For a long time I thought it curious that Radagast is not mentioned by Treebeard given that he was a Maia of Yavanna, but Yavanna was the Vala of animals as well as plants. I've eventually gained the impression that the Maiar "people" of the various Valar did not necessarily partake of the whole domain of their particular Vala: hence Aiwendil-Radagast was seemingly only interested in the animal side of the Yavanna-aspect of Arda, and not the plant.

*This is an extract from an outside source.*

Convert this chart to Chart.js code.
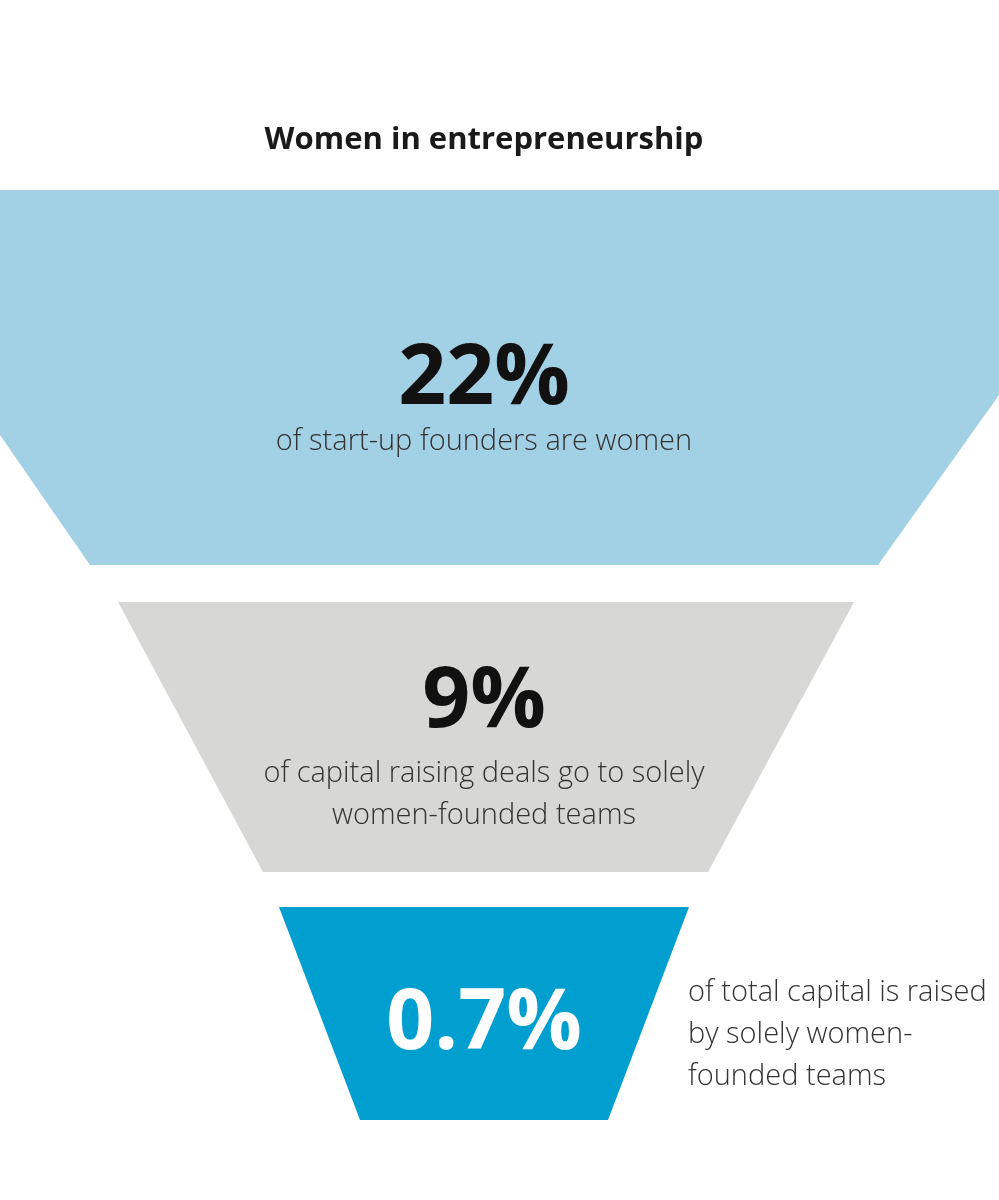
<!DOCTYPE html>
<html>
<head>
<meta charset="utf-8">
<script src="https://cdn.jsdelivr.net/npm/chart.js@4"></script>
<style>
  html, body { margin: 0; padding: 0; background: #fff; }
  #wrap { width: 999px; height: 1200px; }
</style>
</head>
<body>
<div id="wrap"><canvas id="funnel"></canvas></div>
<script>
// funnel stages (coordinates in chart units: x 0..999, y 0..1200 top-down)
const stageValues = ['22%', '9%', '0.7%'];
const stageTexts = [
  ['of start-up founders are women'],
  ['of capital raising deals go to solely', 'women-founded teams'],
  ['of total capital is raised', 'by solely women-', 'founded teams']
];
const stageColors = ['#a2d0e5', '#d7d7d5', '#009fd0'];
const stageShapes = [
  [[0, 190], [999, 190], [999, 395], [878, 565], [90, 565], [0, 435], [0, 190]],
  [[118, 602], [854, 602], [708, 872], [263, 872], [118, 602]],
  [[279, 907], [689, 907], [608, 1120], [360, 1120], [279, 907]]
];
const title = 'Women in entrepreneurship';

const datasets = stageShapes.map((pts, i) => ({
  data: pts.map(p => ({ x: p[0], y: p[1] })),
  showLine: true,
  fill: 'shape',
  backgroundColor: stageColors[i],
  borderColor: stageColors[i],
  borderWidth: 0,
  pointRadius: 0,
  tension: 0
}));

const textPlugin = {
  id: 'funnelText',
  afterDatasetsDraw(chart) {
    const ctx = chart.ctx;
    const x = chart.scales.x, y = chart.scales.y;
    ctx.save();
    ctx.textBaseline = 'middle';
    ctx.textAlign = 'center';
    ctx.fillStyle = '#1a1a1a';
    ctx.font = 'bold 31px "Open Sans"';
    ctx.fillText(title, x.getPixelForValue(484), y.getPixelForValue(140));

    // stage 1
    ctx.fillStyle = '#111';
    ctx.font = 'bold 84px "Open Sans"';
    ctx.fillText(stageValues[0], x.getPixelForValue(484), y.getPixelForValue(380));
    ctx.fillStyle = '#333';
    ctx.font = '300 29px "Open Sans"';
    ctx.fillText(stageTexts[0][0], x.getPixelForValue(484), y.getPixelForValue(442));

    // stage 2
    ctx.fillStyle = '#111';
    ctx.font = 'bold 84px "Open Sans"';
    ctx.fillText(stageValues[1], x.getPixelForValue(484), y.getPixelForValue(703));
    ctx.fillStyle = '#333';
    ctx.font = '300 29px "Open Sans"';
    stageTexts[1].forEach((t, i) =>
      ctx.fillText(t, x.getPixelForValue(484), y.getPixelForValue(774 + i * 42)));

    // stage 3
    ctx.fillStyle = '#fff';
    ctx.font = 'bold 84px "Open Sans"';
    ctx.fillText(stageValues[2], x.getPixelForValue(484), y.getPixelForValue(1025));
    ctx.fillStyle = '#333';
    ctx.font = '300 29px "Open Sans"';
    ctx.textAlign = 'left';
    stageTexts[2].forEach((t, i) =>
      ctx.fillText(t, x.getPixelForValue(688), y.getPixelForValue(993 + i * 42)));
    ctx.restore();
  }
};

new Chart(document.getElementById('funnel'), {
  type: 'scatter',
  data: { datasets },
  plugins: [textPlugin],
  options: {
    responsive: true,
    maintainAspectRatio: false,
    animation: false,
    layout: { padding: 0 },
    plugins: { legend: { display: false }, tooltip: { enabled: false } },
    scales: {
      x: { type: 'linear', min: 0, max: 999, display: false },
      y: { type: 'linear', min: 0, max: 1200, reverse: true, display: false }
    }
  }
});
</script>
</body>
</html>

In Morgoth's Ring (where would I be without "Myths Transformed"?) the Professor notes that Sauron saw Gandalf as "only a rather cleverer Radagast - cleverer, because it is more profitable (more productive of power) to become absorbed in the study of people than of animals." (p.397) This would further suggest to me that Radagast's primary interest was in animals, despite his Vala being also concerned with plants.
After all, Treebeard describes Gandalf as "the only wizard that really cares about trees." (LR p.455) Then again Treebeard does add that "I do not know the history of wizards" and in Letter 153 Professor Tolkien remarks of Treebeard that "there is quite a lot he does not know or understand. He does not know what 'wizards' are, or whence they came." (Letters p.190)

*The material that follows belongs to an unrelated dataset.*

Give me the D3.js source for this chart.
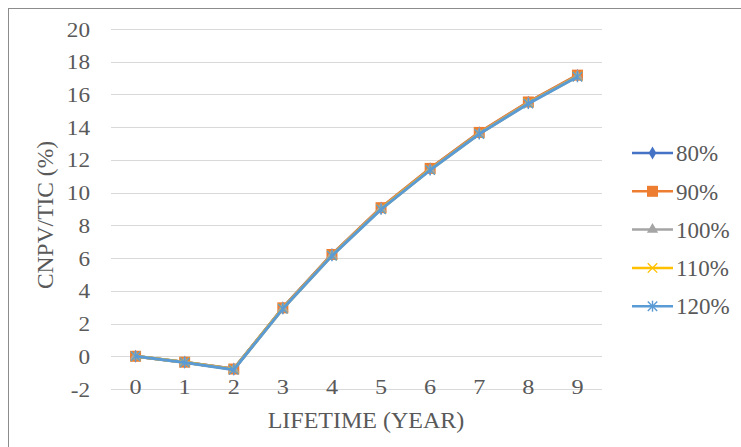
<!DOCTYPE html>
<html>
<head>
<meta charset="utf-8">
<script src="https://cdn.jsdelivr.net/npm/d3@7"></script>
<style>
  body { margin: 0; background: #fff; }
</style>
</head>
<body>
<div class="chart"></div>
<script>
var svgWidth = 741;
var svgHeight = 447;

var margin = { top: 29, right: 139, bottom: 58, left: 111 };
var width = svgWidth - margin.left - margin.right;
var height = svgHeight - margin.top - margin.bottom;

var serif = "Liberation Serif";
var textColor = "#595959";

// data
var years = [0, 1, 2, 3, 4, 5, 6, 7, 8, 9];
var yTicks = [-2, 0, 2, 4, 6, 8, 10, 12, 14, 16, 18, 20];
var seriesNames = ["80%", "90%", "100%", "110%", "120%"];
var s80 = [0, -0.36, -0.78, 2.96, 6.22, 9.06, 11.46, 13.66, 15.52, 17.16];
var s90 = [0, -0.36, -0.78, 2.96, 6.22, 9.08, 11.48, 13.68, 15.54, 17.18];
var s100 = [0, -0.37, -0.79, 2.93, 6.18, 9.02, 11.42, 13.62, 15.48, 17.12];
var s110 = [0, -0.37, -0.80, 2.92, 6.16, 9.00, 11.40, 13.60, 15.46, 17.10];
var s120 = [0, -0.38, -0.82, 2.90, 6.14, 8.98, 11.38, 13.58, 15.44, 17.08];
var allSeries = [s80, s90, s100, s110, s120];
var colors = ["#4472C4", "#ED7D31", "#A5A5A5", "#FFC000", "#5B9BD5"];
var markers = ["diamond", "square", "triangle", "x", "star"];

var svg = d3.select(".chart")
  .append("svg")
  .attr("width", svgWidth)
  .attr("height", svgHeight);

// outer frame
svg.append("rect")
  .attr("x", 8.5).attr("y", 8.5)
  .attr("width", 745).attr("height", 450)
  .attr("fill", "none")
  .attr("stroke", "#8c8c8c")
  .attr("stroke-width", 1);

var chart = svg.append("g")
  .attr("transform", "translate(" + margin.left + "," + margin.top + ")");

var xScale = d3.scaleBand().domain(years).range([0, width]);
var yScale = d3.scaleLinear().domain([-2, 20]).range([height, 0]);
var xc = function(d) { return xScale(d) + xScale.bandwidth() / 2; };

// gridlines
chart.append("g")
  .selectAll("line")
  .data(yTicks)
  .enter().append("line")
    .attr("x1", 0).attr("x2", width)
    .attr("y1", function(d) { return Math.round(yScale(d)) + 0.5; })
    .attr("y2", function(d) { return Math.round(yScale(d)) + 0.5; })
    .attr("stroke", "#d9d9d9")
    .attr("stroke-width", 1);

// y axis labels (the original text is a bit wide, so stretch it)
var leftAxis = d3.axisLeft(yScale).tickValues(yTicks).tickSize(0)
  .tickFormat(function(d) { return String(d); });
var yg = chart.append("g").call(leftAxis);
yg.attr("font-family", serif).attr("font-size", 20);
yg.select(".domain").remove();
yg.selectAll("text")
  .attr("fill", textColor)
  .attr("font-family", serif)
  .attr("x", 0)
  .attr("dy", "0.35em")
  .attr("transform", "translate(-21,0) scale(1.16,1)");

// x axis labels (sit on the bottom line like in the original)
var bottomAxis = d3.axisBottom(xScale).tickSize(0);
var xg = chart.append("g").attr("transform", "translate(0," + height + ")").call(bottomAxis);
xg.attr("font-family", serif).attr("font-size", 22);
xg.select(".domain").remove();
xg.selectAll("text")
  .attr("fill", textColor)
  .attr("font-family", serif)
  .attr("y", 0)
  .attr("dy", 0)
  .attr("transform", "translate(0,5) scale(1.1,1)");

var line = d3.line()
  .x(function(d, i) { return xc(years[i]); })
  .y(function(d) { return yScale(d); });

function drawMarker(g, type, color, cx, cy) {
  if (type === "diamond") {
    g.append("path").attr("d", d3.symbol(d3.symbolDiamond, 50)()).attr("transform", "translate(" + cx + "," + cy + ")").attr("fill", color);
  } else if (type === "square") {
    g.append("rect").attr("x", cx - 5.5).attr("y", cy - 5.5).attr("width", 11).attr("height", 11).attr("fill", color);
  } else if (type === "triangle") {
    g.append("path").attr("d", d3.symbol(d3.symbolTriangle, 55)()).attr("transform", "translate(" + cx + "," + cy + ")").attr("fill", color);
  } else if (type === "x") {
    g.append("path").attr("d", d3.symbol(d3.symbolTimes, 60)()).attr("transform", "translate(" + cx + "," + cy + ")").attr("fill", "none").attr("stroke", color).attr("stroke-width", 1.4);
  } else {
    g.append("path").attr("d", d3.symbol(d3.symbolTimes, 60)()).attr("transform", "translate(" + cx + "," + cy + ")").attr("fill", "none").attr("stroke", color).attr("stroke-width", 1.4);
    g.append("line").attr("x1", cx).attr("x2", cx).attr("y1", cy - 5.5).attr("y2", cy + 5.5).attr("stroke", color).attr("stroke-width", 1.4);
  }
}

allSeries.forEach(function(vals, k) {
  chart.append("path")
    .datum(vals)
    .attr("d", line)
    .attr("fill", "none")
    .attr("stroke", colors[k])
    .attr("stroke-width", 3)
    .attr("stroke-linejoin", "round");
  var mg = chart.append("g");
  vals.forEach(function(v, i) {
    drawMarker(mg, markers[k], colors[k], xc(years[i]), yScale(v));
  });
});

// axis titles
svg.append("text")
  .attr("transform", "rotate(-90)")
  .attr("x", -215)
  .attr("y", 53)
  .attr("text-anchor", "middle")
  .attr("font-family", serif)
  .attr("font-size", 23.5)
  .attr("fill", textColor)
  .text("CNPV/TIC (%)");

svg.append("text")
  .attr("x", 366)
  .attr("y", 428)
  .attr("text-anchor", "middle")
  .attr("font-family", serif)
  .attr("font-size", 24)
  .attr("fill", textColor)
  .text("LIFETIME (YEAR)");

// legend
var legend = svg.append("g");
seriesNames.forEach(function(name, k) {
  var ly = 153 + k * 38.3;
  legend.append("line")
    .attr("x1", 632).attr("x2", 673)
    .attr("y1", ly).attr("y2", ly)
    .attr("stroke", colors[k]).attr("stroke-width", 2.5);
  drawMarker(legend, markers[k], colors[k], 652.5, ly);
  legend.append("text")
    .attr("x", 676).attr("y", ly)
    .attr("dy", "0.36em")
    .attr("font-family", serif)
    .attr("font-size", 23)
    .attr("fill", textColor)
    .text(name);
});
</script>
</body>
</html>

That being said, as was quoted some years ago in this thread Professor Tolkien does offer some explanation for the Entwives' disappearance in Letter 144: "I think that in fact the Entwives had disappeared for good, being destroyed with their gardens in the War of the Last Alliance when Sauron pursued a scorched earth policy and burned their land", although he does leave room for surivors: "some, of course, may have fled east or even have become enslaved." So there is the possibility for a remnant to have ended up, seemingly, in Nurn or in Rhūn - a potential but I daresay unintentional association with, say, Dorwinion could perhaps be interpolated from this "fled east" suggestion.
Of course he does make a point of saying in Letter 247 of the Ents that "the males were devoted to Oromė, but the Wives to Yavanna." So perhaps there is room for an Entwife-Radagast connection even if Radagast was primarily interested in animals. That being said I personally am rather resistant to much embellishment of Radagast's role: for my own part I tend to feel that Professor Tolkien wrote very little about him for a reason: because he considered him to have done very little, and to be rather insignificant for all his origin. I don't wish to digress but to me Radagast, although doubtless a "worthy wizard" in his own way, is very much representative of the fallibility of the Valar and their plans, even if in a very different way to Saruman.
Like Professor Tolkien I think it's nice to hope that the Entwives survived in some way, and I find the Ent/Entwife song to be very moving, but I think the Professor was wise to leave the matter ambiguous. That mystery, the sense of loss and the tiny hope of reunion and reconciliation which is so doggedly clung to is, in my view, more powerful and more valuable than him providing us with a hard and fast answer about what happened.